American Indian firms in Iraq: Native diplomacy required

Editors Report
7/31/03

An American Indian is among those who have died in Iraq, hundreds more are serving honorably throughout that conflict region and soon American Indian tribes and companies will take their place among the range of governments, corporations, agencies and social services engaged in rebuilding that troubled nation.

As reported in an important exclusive by Indian Country Today Associate Editor Jim Adams, as many as ten high-tech Indian-owned companies are being contracted to take on various reconstruction duties in Iraq. While more information is yet forthcoming on the scope of the work and safety conditions in the country, tribal enterprises belonging to the Salish & Kootenai Nation have confirmed having signed contracts with the Department of Defense as primary contractors in Iraq. As well, a spokeswoman for the Chugach Alaska Corporation, a Native Alaskan entity, confirmed it was negotiating terms. Around eight more companies owned by tribes or Native businessmen will be subcontractors. The work, mainly in rebuilding information systems, is supervised by the Department of Defense, which has an active Indian Initiative to direct contracts to Native businesses.
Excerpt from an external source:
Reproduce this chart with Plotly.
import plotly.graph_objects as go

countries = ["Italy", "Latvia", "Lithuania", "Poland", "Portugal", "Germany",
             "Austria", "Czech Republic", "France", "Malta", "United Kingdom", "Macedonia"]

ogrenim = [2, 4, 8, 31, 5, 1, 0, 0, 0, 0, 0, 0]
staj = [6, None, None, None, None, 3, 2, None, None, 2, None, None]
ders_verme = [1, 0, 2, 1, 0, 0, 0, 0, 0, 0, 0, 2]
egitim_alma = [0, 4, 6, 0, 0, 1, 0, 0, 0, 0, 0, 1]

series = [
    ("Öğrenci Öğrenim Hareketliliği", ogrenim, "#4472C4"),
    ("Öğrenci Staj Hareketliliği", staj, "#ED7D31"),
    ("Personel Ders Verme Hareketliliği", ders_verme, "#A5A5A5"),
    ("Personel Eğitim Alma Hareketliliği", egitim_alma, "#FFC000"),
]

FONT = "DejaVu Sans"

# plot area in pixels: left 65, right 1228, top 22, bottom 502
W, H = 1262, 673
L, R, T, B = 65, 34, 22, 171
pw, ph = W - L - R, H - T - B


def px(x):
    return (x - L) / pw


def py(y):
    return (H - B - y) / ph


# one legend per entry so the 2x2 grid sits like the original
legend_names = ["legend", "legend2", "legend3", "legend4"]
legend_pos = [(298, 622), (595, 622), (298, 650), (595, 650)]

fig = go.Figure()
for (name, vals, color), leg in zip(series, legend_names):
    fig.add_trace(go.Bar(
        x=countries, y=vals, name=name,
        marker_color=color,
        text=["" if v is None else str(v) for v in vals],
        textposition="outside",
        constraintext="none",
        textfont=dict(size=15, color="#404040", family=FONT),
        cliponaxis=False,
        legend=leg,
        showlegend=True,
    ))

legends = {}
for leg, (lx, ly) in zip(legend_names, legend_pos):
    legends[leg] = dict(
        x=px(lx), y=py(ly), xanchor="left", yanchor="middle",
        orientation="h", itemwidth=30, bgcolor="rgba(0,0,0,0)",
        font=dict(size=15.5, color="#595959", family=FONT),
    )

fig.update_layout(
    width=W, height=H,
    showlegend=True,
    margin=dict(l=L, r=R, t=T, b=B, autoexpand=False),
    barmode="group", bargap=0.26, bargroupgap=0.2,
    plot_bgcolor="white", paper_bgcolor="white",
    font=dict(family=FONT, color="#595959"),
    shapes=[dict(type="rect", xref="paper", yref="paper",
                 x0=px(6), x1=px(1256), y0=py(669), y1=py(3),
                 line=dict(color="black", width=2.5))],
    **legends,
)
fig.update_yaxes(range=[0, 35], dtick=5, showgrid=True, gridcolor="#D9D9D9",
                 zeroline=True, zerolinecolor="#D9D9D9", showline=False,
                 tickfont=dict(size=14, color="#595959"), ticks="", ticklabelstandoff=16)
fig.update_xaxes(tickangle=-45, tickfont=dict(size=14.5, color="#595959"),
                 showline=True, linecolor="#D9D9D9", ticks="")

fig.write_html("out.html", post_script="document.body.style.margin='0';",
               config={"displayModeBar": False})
Indian Country Today supported this idea the moment it became clear that America would undertake war against Iraq and that subsequent reconstruction would be needed in the post-war. We thought then and still do that it was inevitable that American Indian entities would emerge in this context, as that sort of emergence is now witnessed in nearly all fields of endeavor. We are not surprised that it has rapidly become reality in Iraq, even as the war lingers and deadly violence continues. Whatever one's opinion on the war, the Iraqi people need understanding and assistance in recreating their national governmental and economic life and communications systems will play a vital role. We submit as well that if American Indian tribes, enterprises and most of all, people, are in fact engaging the Iraqi situation in this low-intensity warfare reality, that this might entail or even require some serious thinking about what that role and that relationship might be for the American Indian nations at this time in history.

Certainly, it seems a fitting development of contemporary life that American Indian nations and enterprises are emerging more and more in the front line of American national life. As Native nations in North America have been recently rebuilding their own communities and economic bases, expertise and enterprise qualities have increased; the ability to compete in many fields has been seriously advanced.

The Iraq assignment, in particular, requires gumption, finesse and luck. It requires clear thinking and planning. In significant ways, it may even represent a grand opportunity for signaling a message of friendship, respect and hope from the heart and mind of America's most ancient cultures to the ancient cultures of Mesopotamia.

We are not thinking here of Saddam's Iraq or even post-Saddam Iraq, we are thinking of what is there culturally, what is aboriginal of the ancient cultures among the peoples of Iraq. We are thinking of how the ways of human beings, the diplomatic and humanitarian concepts inside Native cultures, can be extended in that horribly conflictive region. While America's military and political objectives clearly overarch all endeavors in war-torn Iraq, we would humbly recommend to the American Indian presence that it necessarily generate a potential opportunity for cultural interaction and understanding.

Never underestimate the ability of American Indians to be ambassadors of the best of America and its varied peoples. Arguably, nation building after military and economic devastation has been one of the primary experiences of the Native nations of North America throughout the 20th Century. Understanding how to elicit from America the best America can offer while at the same time defending against and within the aggressiveness and competitive nature of the U.S. system, has been the primary way Indian nations have in fact survived and prospered. Most of the world understands this, even if most of America does not quite yet.

The often-expressed value in Indian cultures, of respect as a governing attitude in guiding relations between nations and peoples, is very important. For American Indian entities entering that troubled region this is the best common motto: "Let respect among peoples prevail."

The accompanying cartoon, by Marty Two Bulls pokes fun at the sense of commonality Indian peoples working in Iraq may find with the average Iraqi citizen. They too are likely to be members of tribes and clans. They too project into the world from their own particular cultures and ways of life. And perhaps better than any other people, American Indians know the good and bad of the American system. America can yet learn significant lessons from the cultural bases and approaches of American Indian nations. Much of the world is organized in accordance with kinship relations. A great deal of friction could be avoided by a better understanding of the things that really matter to tribal peoples and their families in the various parts of the world.

Peace and prosperity, health and opportunity are the aspirations of all good parents for all their children. Let us hope that over time American families and Iraqi families are able to build respectful relations based more upon our similarities than differences. This would be the best reconstruction effort of all.